RAM was definitely a problem though... but yes video was definitely an issue too.


Realistically, Vista was just ahead of it's time... The average computer during the time of it's release had 512mb of RAM, some still running 256... 1GB was above average and 2GB at the time was almost unheard of. The standards on computers had to go up and realistically Vista pushed them passed their limits. By the time 7 hit, most people were on 2-4GB of RAM.

Honestly. I liked Vista... and to this day people still call me crazy, but they just don't get it. When it came out, I had just built a new "awesome" gaming PC at the time which had 8GB of RAM (which was a TON of RAM back then.) I was so disappointed when I installed XP and found that only 4GB could be utilized. Having no other choice, I made the switch to Vista 64bit when it was released and realized it wasn't as ****ty as I had thought it was (first experience was on my laptop... which ran it like total crap). I quickly fell in love with the OS at the time and never went back.

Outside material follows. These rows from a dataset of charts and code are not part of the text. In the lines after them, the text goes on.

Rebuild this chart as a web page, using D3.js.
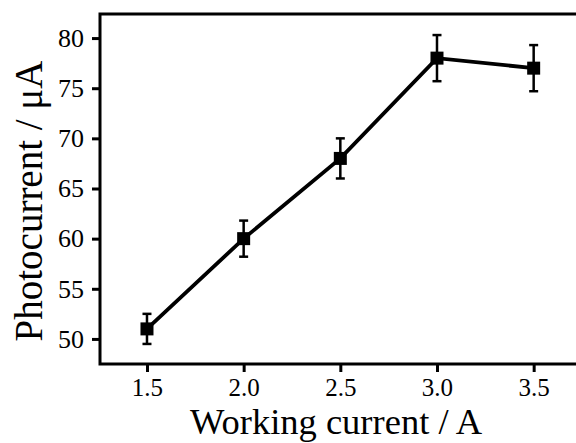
<!DOCTYPE html>
<html>
<head>
<meta charset="utf-8">
<script src="https://cdn.jsdelivr.net/npm/d3@7"></script>
<style>
  body { margin: 0; background: #fff; }
  svg text { font-family: "Liberation Serif", "Times New Roman", serif; fill: #000; }
</style>
</head>
<body>
<div id="chart"></div>
<script>
// data
var currents = [1.5, 2.0, 2.5, 3.0, 3.5];
var photocurrent = [51, 60, 68, 78, 77];
var errors = [1.5, 1.8, 2.0, 2.3, 2.3];
var xTicks = [1.5, 2.0, 2.5, 3.0, 3.5];
var yTicks = [50, 55, 60, 65, 70, 75, 80];

var width = 576, height = 443;
var margin = { top: 14, right: -6, bottom: 79, left: 100 };
var w = width - margin.left - margin.right,
    h = height - margin.top - margin.bottom;

var svg = d3.select("#chart")
    .append("svg")
    .attr("width", width)
    .attr("height", height);

var g = svg.append("g")
    .attr("transform", "translate(" + margin.left + "," + margin.top + ")");

var x = d3.scaleLinear()
    .domain([1.257, 3.75])
    .range([0, w]);

var y = d3.scaleLinear()
    .domain([47.5, 82.4])
    .range([h, 0]);

// x axis
var xAxis = g.append("g")
    .attr("transform", "translate(0," + h + ")")
    .call(d3.axisBottom(x).tickValues(xTicks).tickFormat(d3.format(".1f")).tickSize(8));
xAxis.select(".domain").remove();
xAxis.selectAll(".tick line").attr("stroke-width", 3);
xAxis.selectAll(".tick text")
    .attr("dy", null)
    .attr("y", 32)
    .attr("font-size", 25)
    .style("font-size", "25px");

// y axis
var yAxis = g.append("g")
    .call(d3.axisLeft(y).tickValues(yTicks).tickSize(8).tickPadding(8));
yAxis.select(".domain").remove();
yAxis.selectAll(".tick line").attr("stroke-width", 3);
yAxis.selectAll(".tick text")
    .attr("font-size", 26)
    .style("font-size", "26px");

// frame
g.append("rect")
    .attr("x", 0).attr("y", 0)
    .attr("width", w).attr("height", h)
    .attr("fill", "none")
    .attr("stroke", "#000")
    .attr("stroke-width", 3);

var pts = currents.map(function(c, i) { return { x: c, y: photocurrent[i], e: errors[i] }; });

// line
var line = d3.line()
    .x(function(d) { return x(d.x); })
    .y(function(d) { return y(d.y); });

g.append("path")
    .datum(pts)
    .attr("d", line)
    .attr("fill", "none")
    .attr("stroke", "#000")
    .attr("stroke-width", 3.8);

// error bars
var eb = g.selectAll(".err")
    .data(pts)
    .enter()
    .append("g")
    .attr("class", "err");

eb.append("line")
    .attr("x1", function(d) { return x(d.x); })
    .attr("x2", function(d) { return x(d.x); })
    .attr("y1", function(d) { return y(d.y - d.e); })
    .attr("y2", function(d) { return y(d.y + d.e); })
    .attr("stroke", "#000")
    .attr("stroke-width", 2.5);

eb.selectAll(".cap")
    .data(function(d) { return [d.y - d.e, d.y + d.e].map(function(v) { return { x: d.x, v: v }; }); })
    .enter()
    .append("line")
    .attr("x1", function(d) { return x(d.x) - 4.5; })
    .attr("x2", function(d) { return x(d.x) + 4.5; })
    .attr("y1", function(d) { return y(d.v); })
    .attr("y2", function(d) { return y(d.v); })
    .attr("stroke", "#000")
    .attr("stroke-width", 2.5);

// square markers
g.selectAll(".pt")
    .data(pts)
    .enter()
    .append("rect")
    .attr("x", function(d) { return x(d.x) - 6.5; })
    .attr("y", function(d) { return y(d.y) - 6.5; })
    .attr("width", 13)
    .attr("height", 13)
    .attr("fill", "#000");

// axis titles
svg.append("text")
    .attr("x", 336)
    .attr("y", 434)
    .attr("text-anchor", "middle")
    .style("font-size", "36.5px")
    .text("Working current / A");

svg.append("text")
    .attr("transform", "translate(42,201) rotate(-90)")
    .attr("text-anchor", "middle")
    .style("font-size", "39px")
    .text("Photocurrent / μA");
</script>
</body>
</html>
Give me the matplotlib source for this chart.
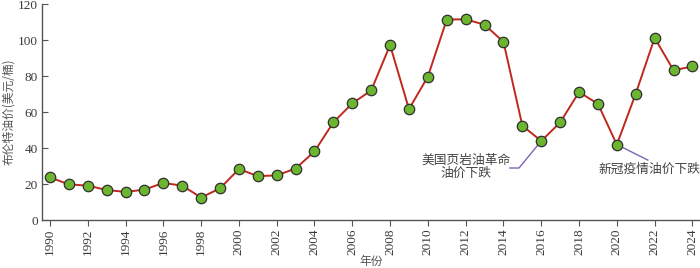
import matplotlib
matplotlib.use("Agg")
import matplotlib.pyplot as plt

plt.rcParams["font.family"] = ["Liberation Serif", "Noto Sans CJK SC"]

years = list(range(1990, 2025))
prices = [23.7, 19.8, 19.1, 16.7, 15.6, 16.9, 20.6, 19.1, 12.5, 17.6,
          28.3, 24.4, 24.8, 28.6, 38.1, 54.3, 64.8, 72.0, 97.2, 61.6,
          79.7, 111.4, 111.5, 108.5, 99.0, 52.4, 43.9, 54.2, 71.1, 64.5,
          41.9, 70.2, 101.2, 83.2, 85.3]
xticks = list(range(1990, 2025, 2))
yticks = [0, 20, 40, 60, 80, 100, 120]
ann1_text = "美国页岩油革命\n油价下跌"
ann2_text = "新冠疫情油价下跌"

CJK = ["Noto Sans CJK SC", "Liberation Serif"]
tc = "#3a3a3a"

fig = plt.figure(figsize=(7.0, 2.68), dpi=100)
ax = fig.add_axes([0.06, 0.179, 0.94, 0.806])

ax.plot(years, prices, color="#c0281e", lw=1.4, zorder=3,
        marker="o", markersize=7.5, markerfacecolor="#6cb52f",
        markeredgecolor="#2f2f2f", markeredgewidth=0.9)

ax.set_xlim(1989.58, 2024.4)
ax.set_ylim(0, 120)
ax.set_xticks(xticks)
ax.set_xticklabels([str(x) for x in xticks], rotation=90, fontsize=9.5,
                   color=tc)
ax.set_yticks(yticks)
ax.set_yticklabels([str(y) for y in yticks], fontsize=9.5, color=tc)
ax.tick_params(axis="y", direction="in", length=4, width=0.8, colors="#555555",
               labelcolor=tc, pad=3)
ax.tick_params(axis="x", direction="out", length=4, width=0.8, colors="#555555",
               labelcolor=tc, pad=2)
for s in ["top", "right"]:
    ax.spines[s].set_visible(False)
for s in ["left", "bottom"]:
    ax.spines[s].set_color("#555555")
    ax.spines[s].set_linewidth(1.0)

ax.set_xlabel("年份", family=CJK, fontsize=8.5, color="#555555", labelpad=0)
ax.set_ylabel("布伦特油价(美元/桶)", family=CJK, fontsize=8.5, color="#555555",
              labelpad=2)

lc = "#7d64b8"
# shale revolution annotation
ax.plot([2016, 2014.82, 2014.34], [prices[26], 28.9, 28.9], color=lc, lw=1.0,
        zorder=2)
ax.text(2012.0, 29.5, ann1_text, ha="center", va="center", family=CJK,
        fontsize=9.2, color="#444444", linespacing=1.0)
# covid annotation
ax.plot([2020, 2021.64], [prices[30], 33.3], color=lc, lw=1.0, zorder=2)
ax.text(2021.7, 28.0, ann2_text, ha="center", va="center", family=CJK,
        fontsize=9.2, color="#444444")

fig.savefig("out.png", dpi=100)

Since that day, I have not owned a single new computer that I ever put XP back on. It's been Vista/7/8 ever since.

mDaWg said,
RAM was definitely a problem though... but yes video was definitely an issue too.


Realistically, Vista was just ahead of it's time... The average computer during the time of it's release had 512mb of RAM, some still running 256... 1GB was above average and 2GB at the time was almost unheard of. The standards on computers had to go up and realistically Vista pushed them passed their limits. By the time 7 hit, most people were on 2-4GB of RAM.

Honestly. I liked Vista... and to this day people still call me crazy, but they just don't get it. When it came out, I had just built a new "awesome" gaming PC at the time which had 8GB of RAM (which was a TON of RAM back then.) I was so disappointed when I installed XP and found that only 4GB could be utilized. Having no other choice, I made the switch to Vista 64bit when it was released and realized it wasn't as ****ty as I had thought it was (first experience was on my laptop... which ran it like total crap). I quickly fell in love with the OS at the time and never went back.

Since that day, I have not owned a single new computer that I ever put XP back on. It's been Vista/7/8 ever since.


Vista had its issues, partially because a rewrite of Windows and an entire redesign of user and driver space. And driver makers using old XP ways to let drivers work on Vista like many did times and times before with each windows upgrade. And indeed systems without a dual core, less then 2 GB of ram... Vista was absolutely horrible, and here is what most hatred came from. People buying cheap ass computers and excepting that Vista is like XP, it'll run semi-decent on anything with a CPU.

But what I wanted to say, XP is also 64bit. If it was upto MS, Windows would've been 64bit only since XP's release.

@Chugworth, Wow! Easy even without touch. “How do you reboot or shutdown?” Anywhere just move to lower right corner, one click on configuration, one click on shutdown; 2 clicks total, same as W7. “How do you logoff?” At Start Screen one click at your User on upper right, one click on Close Session; 2 clicks total, same as W7. “If you click a Metro app, how do you get back to the desktop?” Just move to upper left corner and if desktop was open you'll see it there, if not, lower right corner, one click at Start Screen, one click at Desktop.

Fus10n said,
I actually never had any issues with it.. I think it ran like crap on slower machines and did not work well.. if you had a fast computer with a lot of ram.. i think it ran fine..
^My thoughts. I know 99% of this site has different thoughts..

Amen to that, I recently re-installed Vista on a Dell with a 1.6G Core 2 duo and came with only 1GB of RAM. The thing still ran like a dog until I put Windows 7 on it, I think a lot of Vista's bad press was down to OEMs doing stupid things like this, although the fact Windows 7 runs better doesn't put Vista in a great light.

Fus10n said,
I actually never had any issues with it.. I think it ran like crap on slower machines and did not work well.. if you had a fast computer with a lot of ram.. i think it ran fine..

And yes, I think Windows 8 will have the same fate as Windows Vista..
^My thoughts. I know 99% of this site has different thoughts..

Same here mate, Vista was rock solid for me.